All of the data should be repeated exactly; pictures are not part of the copy.

□ □ □ □ □

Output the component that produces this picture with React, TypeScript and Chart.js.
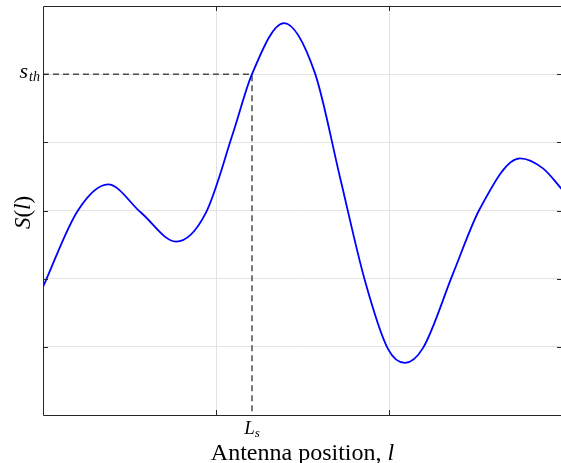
import React, { useEffect, useRef } from 'react';
import { Chart, registerables } from 'chart.js';

Chart.register(...registerables);

// Antenna position l (arbitrary units) and received signal S(l)
const positions = [0, 0.202, 0.376, 0.566, 0.769, 0.942, 1.098, 1.208, 1.393, 1.572, 1.717, 1.861, 1.994, 2.092, 2.197, 2.370, 2.526, 2.757, 2.890, 3.0];
const signal = [1.88, 3.0, 3.382, 2.97, 2.544, 2.97, 4.132, 5.0, 5.75, 5.015, 3.485, 1.97, 0.97, 0.765, 0.985, 2.074, 3.03, 3.765, 3.618, 3.31];

const thresholdLevel = 5;
const crossingPosition = 1.208;
const xTickValues = [1, 2];
const yTickValues = [1, 2, 3, 4, 5];
const xRange = [0, 3];
const yRange = [0, 6];

const AXIS_COLOR = '#262626';
const GRID_COLOR = '#e3e3e3';

const framePlugin = {
  id: 'matlabFrame',
  afterDraw(chart: any) {
    const { ctx, chartArea, scales } = chart;
    const { left, right, top, bottom } = chartArea;
    const xs = scales.x;
    const ys = scales.y;
    ctx.save();
    ctx.strokeStyle = AXIS_COLOR;
    ctx.lineWidth = 1;
    ctx.beginPath();
    ctx.rect(Math.round(left) + 0.5, Math.round(top) + 0.5, Math.round(right - left), Math.round(bottom - top));
    ctx.stroke();
    const tl = 5;
    ctx.beginPath();
    for (const v of xTickValues) {
      const px = Math.round(xs.getPixelForValue(v)) + 0.5;
      ctx.moveTo(px, bottom);
      ctx.lineTo(px, bottom - tl);
      ctx.moveTo(px, top);
      ctx.lineTo(px, top + tl);
    }
    for (const v of yTickValues) {
      const py = Math.round(ys.getPixelForValue(v)) + 0.5;
      ctx.moveTo(left, py);
      ctx.lineTo(left + tl, py);
      ctx.moveTo(right, py);
      ctx.lineTo(right - tl, py);
    }
    ctx.stroke();

    ctx.fillStyle = '#000';
    ctx.textBaseline = 'alphabetic';
    const serif = '"Liberation Serif", "DejaVu Serif", serif';

    // s_th label
    const sy = ys.getPixelForValue(thresholdLevel);
    ctx.font = `italic 14px ${serif}`;
    const thW = ctx.measureText('th').width;
    ctx.font = `italic 22px ${serif}`;
    const sW = ctx.measureText('s').width;
    const startX = left - 4 - thW - sW;
    ctx.textAlign = 'left';
    ctx.fillText('s', startX, sy + 4);
    ctx.font = `italic 14px ${serif}`;
    ctx.fillText('th', startX + sW + 1, sy + 7);

    // L_s label
    const lx = xs.getPixelForValue(crossingPosition);
    ctx.font = `italic 19px ${serif}`;
    const LW = ctx.measureText('L').width;
    ctx.font = `italic 13px ${serif}`;
    const subW = ctx.measureText('s').width;
    const lStart = lx - (LW + subW) / 2;
    ctx.font = `italic 19px ${serif}`;
    ctx.fillText('L', lStart, bottom + 19);
    ctx.font = `italic 13px ${serif}`;
    ctx.fillText('s', lStart + LW, bottom + 22);

    // x title
    const normal = `24px ${serif}`;
    const ital = `italic 24px ${serif}`;
    ctx.font = normal;
    const partA = 'Antenna position, ';
    const aW = ctx.measureText(partA).width;
    ctx.font = ital;
    const bW = ctx.measureText('l').width;
    const cx = (left + right) / 2;
    const tx = cx - (aW + bW) / 2;
    ctx.font = normal;
    ctx.fillText(partA, tx, bottom + 45);
    ctx.font = ital;
    ctx.fillText('l', tx + aW, bottom + 45);

    // y title S(l)
    const yNormal = `23px ${serif}`;
    const yItal = `italic 23px ${serif}`;
    const parts: [string, boolean][] = [['S', true], ['(', false], ['l', true], [')', false]];
    let total = 0;
    const widths: number[] = [];
    for (const [t, it] of parts) {
      ctx.font = it ? yItal : yNormal;
      const w = ctx.measureText(t).width;
      widths.push(w);
      total += w;
    }
    const cy = (top + bottom) / 2 + 2;
    ctx.translate(30, cy);
    ctx.rotate(-Math.PI / 2);
    let px = -total / 2;
    parts.forEach(([t, it], i) => {
      ctx.font = it ? yItal : yNormal;
      ctx.fillText(t, px, 0);
      px += widths[i];
    });
    ctx.restore();
  },
};

export default function App() {
  const canvasRef = useRef<HTMLCanvasElement | null>(null);

  useEffect(() => {
    const canvas = canvasRef.current;
    if (!canvas) return;
    const gridColor = (c: any) => {
      const v = c.tick ? c.tick.value : null;
      if (v === null || v <= 0) return 'rgba(0,0,0,0)';
      if (c.scale.axis === 'y' && v >= 6) return 'rgba(0,0,0,0)';
      if (c.scale.axis === 'x' && v >= 3) return 'rgba(0,0,0,0)';
      return GRID_COLOR;
    };
    const chart = new Chart(canvas, {
      type: 'line',
      data: {
        datasets: [
          {
            label: 'S(l)',
            data: positions.map((x, i) => ({ x, y: signal[i] })),
            borderColor: '#0000ff',
            borderWidth: 1.8,
            pointRadius: 0,
            cubicInterpolationMode: 'monotone',
            fill: false,
          },
          {
            label: 'threshold',
            data: [
              { x: xRange[0], y: thresholdLevel },
              { x: crossingPosition, y: thresholdLevel },
              { x: crossingPosition, y: yRange[0] },
            ],
            borderColor: '#4d4d4d',
            borderWidth: 1.5,
            borderDash: [6, 4],
            pointRadius: 0,
            tension: 0,
            fill: false,
          },
        ],
      },
      options: {
        animation: false,
        responsive: false,
        devicePixelRatio: 1,
        layout: { padding: { left: 43, right: 0, top: 6, bottom: 48 } },
        plugins: { legend: { display: false }, tooltip: { enabled: false } },
        scales: {
          x: {
            type: 'linear',
            min: xRange[0],
            max: xRange[1],
            ticks: { display: false, stepSize: 1 },
            grid: { color: gridColor, drawTicks: false, lineWidth: 1 },
            border: { display: false },
          },
          y: {
            type: 'linear',
            min: yRange[0],
            max: yRange[1],
            ticks: { display: false, stepSize: 1 },
            grid: { color: gridColor, drawTicks: false, lineWidth: 1 },
            border: { display: false },
          },
        },
      },
      plugins: [framePlugin],
    });
    return () => chart.destroy();
  }, []);

  return (
    <div style={{ position: 'absolute', left: 0, top: 0, width: 561, height: 463, overflow: 'hidden', background: '#fff' }}>
      <canvas ref={canvasRef} width={562} height={463} style={{ display: 'block' }} />
    </div>
  );
}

□ □ □ □ □

## RIGHT ANSWER
Output the component that produces this picture with React, TypeScript and Chart.js.
import React, { useEffect, useRef } from 'react';
import { Chart, registerables } from 'chart.js';

Chart.register(...registerables);

// Antenna position l (arbitrary units) and received signal S(l)
const positions = [0, 0.202, 0.376, 0.566, 0.769, 0.942, 1.098, 1.208, 1.393, 1.572, 1.717, 1.861, 1.994, 2.092, 2.197, 2.370, 2.526, 2.757, 2.890, 3.0];
const signal = [1.88, 3.0, 3.382, 2.97, 2.544, 2.97, 4.132, 5.0, 5.75, 5.015, 3.485, 1.97, 0.97, 0.765, 0.985, 2.074, 3.03, 3.765, 3.618, 3.31];

const thresholdLevel = 5;
const crossingPosition = 1.208;
const xTickValues = [1, 2];
const yTickValues = [1, 2, 3, 4, 5];
const xRange = [0, 3];
const yRange = [0, 6];

const AXIS_COLOR = '#262626';
const GRID_COLOR = '#e3e3e3';

const framePlugin = {
  id: 'matlabFrame',
  afterDraw(chart: any) {
    const { ctx, chartArea, scales } = chart;
    const { left, right, top, bottom } = chartArea;
    const xs = scales.x;
    const ys = scales.y;
    ctx.save();
    ctx.strokeStyle = AXIS_COLOR;
    ctx.lineWidth = 1;
    ctx.beginPath();
    ctx.rect(Math.round(left) + 0.5, Math.round(top) + 0.5, Math.round(right - left), Math.round(bottom - top));
    ctx.stroke();
    const tl = 5;
    ctx.beginPath();
    for (const v of xTickValues) {
      const px = Math.round(xs.getPixelForValue(v)) + 0.5;
      ctx.moveTo(px, bottom);
      ctx.lineTo(px, bottom - tl);
      ctx.moveTo(px, top);
      ctx.lineTo(px, top + tl);
    }
    for (const v of yTickValues) {
      const py = Math.round(ys.getPixelForValue(v)) + 0.5;
      ctx.moveTo(left, py);
      ctx.lineTo(left + tl, py);
      ctx.moveTo(right, py);
      ctx.lineTo(right - tl, py);
    }
    ctx.stroke();

    ctx.fillStyle = '#000';
    ctx.textBaseline = 'alphabetic';
    const serif = '"Liberation Serif", "DejaVu Serif", serif';

    // s_th label
    const sy = ys.getPixelForValue(thresholdLevel);
    ctx.font = `italic 14px ${serif}`;
    const thW = ctx.measureText('th').width;
    ctx.font = `italic 22px ${serif}`;
    const sW = ctx.measureText('s').width;
    const startX = left - 4 - thW - sW;
    ctx.textAlign = 'left';
    ctx.fillText('s', startX, sy + 4);
    ctx.font = `italic 14px ${serif}`;
    ctx.fillText('th', startX + sW + 1, sy + 7);

    // L_s label
    const lx = xs.getPixelForValue(crossingPosition);
    ctx.font = `italic 19px ${serif}`;
    const LW = ctx.measureText('L').width;
    ctx.font = `italic 13px ${serif}`;
    const subW = ctx.measureText('s').width;
    const lStart = lx - (LW + subW) / 2;
    ctx.font = `italic 19px ${serif}`;
    ctx.fillText('L', lStart, bottom + 19);
    ctx.font = `italic 13px ${serif}`;
    ctx.fillText('s', lStart + LW, bottom + 22);

    // x title
    const normal = `24px ${serif}`;
    const ital = `italic 24px ${serif}`;
    ctx.font = normal;
    const partA = 'Antenna position, ';
    const aW = ctx.measureText(partA).width;
    ctx.font = ital;
    const bW = ctx.measureText('l').width;
    const cx = (left + right) / 2;
    const tx = cx - (aW + bW) / 2;
    ctx.font = normal;
    ctx.fillText(partA, tx, bottom + 45);
    ctx.font = ital;
    ctx.fillText('l', tx + aW, bottom + 45);

    // y title S(l)
    const yNormal = `23px ${serif}`;
    const yItal = `italic 23px ${serif}`;
    const parts: [string, boolean][] = [['S', true], ['(', false], ['l', true], [')', false]];
    let total = 0;
    const widths: number[] = [];
    for (const [t, it] of parts) {
      ctx.font = it ? yItal : yNormal;
      const w = ctx.measureText(t).width;
      widths.push(w);
      total += w;
    }
    const cy = (top + bottom) / 2 + 2;
    ctx.translate(30, cy);
    ctx.rotate(-Math.PI / 2);
    let px = -total / 2;
    parts.forEach(([t, it], i) => {
      ctx.font = it ? yItal : yNormal;
      ctx.fillText(t, px, 0);
      px += widths[i];
    });
    ctx.restore();
  },
};

export default function App() {
  const canvasRef = useRef<HTMLCanvasElement | null>(null);

  useEffect(() => {
    const canvas = canvasRef.current;
    if (!canvas) return;
    const gridColor = (c: any) => {
      const v = c.tick ? c.tick.value : null;
      if (v === null || v <= 0) return 'rgba(0,0,0,0)';
      if (c.scale.axis === 'y' && v >= 6) return 'rgba(0,0,0,0)';
      if (c.scale.axis === 'x' && v >= 3) return 'rgba(0,0,0,0)';
      return GRID_COLOR;
    };
    const chart = new Chart(canvas, {
      type: 'line',
      data: {
        datasets: [
          {
            label: 'S(l)',
            data: positions.map((x, i) => ({ x, y: signal[i] })),
            borderColor: '#0000ff',
            borderWidth: 1.8,
            pointRadius: 0,
            cubicInterpolationMode: 'monotone',
            fill: false,
          },
          {
            label: 'threshold',
            data: [
              { x: xRange[0], y: thresholdLevel },
              { x: crossingPosition, y: thresholdLevel },
              { x: crossingPosition, y: yRange[0] },
            ],
            borderColor: '#4d4d4d',
            borderWidth: 1.5,
            borderDash: [6, 4],
            pointRadius: 0,
            tension: 0,
            fill: false,
          },
        ],
      },
      options: {
        animation: false,
        responsive: false,
        devicePixelRatio: 1,
        layout: { padding: { left: 43, right: 0, top: 6, bottom: 48 } },
        plugins: { legend: { display: false }, tooltip: { enabled: false } },
        scales: {
          x: {
            type: 'linear',
            min: xRange[0],
            max: xRange[1],
            ticks: { display: false, stepSize: 1 },
            grid: { color: gridColor, drawTicks: false, lineWidth: 1 },
            border: { display: false },
          },
          y: {
            type: 'linear',
            min: yRange[0],
            max: yRange[1],
            ticks: { display: false, stepSize: 1 },
            grid: { color: gridColor, drawTicks: false, lineWidth: 1 },
            border: { display: false },
          },
        },
      },
      plugins: [framePlugin],
    });
    return () => chart.destroy();
  }, []);

  return (
    <div style={{ position: 'absolute', left: 0, top: 0, width: 561, height: 463, overflow: 'hidden', background: '#fff' }}>
      <canvas ref={canvasRef} width={562} height={463} style={{ display: 'block' }} />
    </div>
  );
}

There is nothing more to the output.